Article 7 also stipulates that ENPA's loans and credit facilities borrowed from foreign sources to build nuclear power projects in Egypt are to be completely exempted from all taxes, and that contractors and sub-contractors employed by ENPA to build its projects will be granted the same exemptions.
Foreign contractors and sub-contractors employed by ENPA will also be exempted from any restrictions in terms of foreign workers and profit-share ceilings.
Parliament's energy and environment committee is also currently debating a government-drafted law aimed at the creation of "the Executive Authority for the Administration of Nuclear Power Generation Projects."
The authority, which will be affiliated with the Ministry of Electricity and Renewable Energy and will be located in Cairo with possible branches inside or outside Egypt, will be responsible for the technical supervision of nuclear stations designed to generate electricity.
"This will include supervising the performance of contractors employed to implement nuclear stations in Egypt, issue progress reports on nuclear projects, and release annual reports on the authority's finances to be revised by the minister of electricity and parliament's energy and environment committee," the draft law said.

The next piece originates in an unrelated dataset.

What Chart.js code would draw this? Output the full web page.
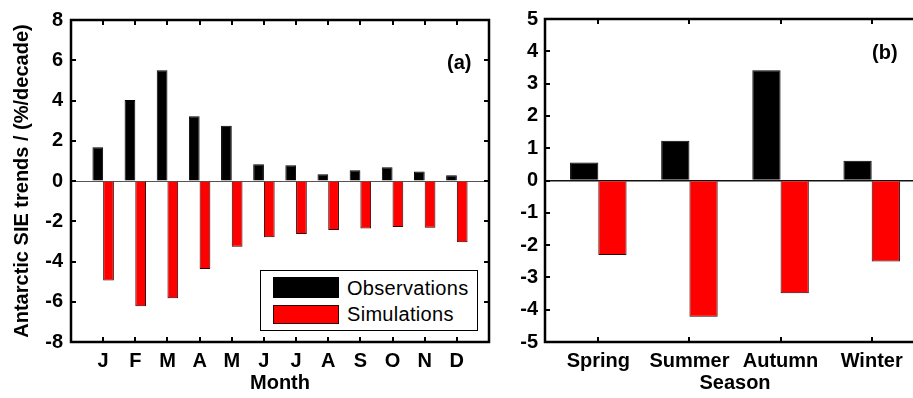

"The Executive Authority will also take charge of the experimental operation of nuclear projects and make sure that they are implemented on time and in coordination with other authorities involved in implementing nuclear power stations in Egypt.”
El-Sewedi said that parliament and the government are now moving by leaps and bounds to pave the way for the construction of the four nuclear power stations at El-Dabaa.
"All the legislative amendments related to nuclear activities will help implementing the El-Dabaa project on time and without facing any legislative obstacles or financial impediments," said El-Sewedi.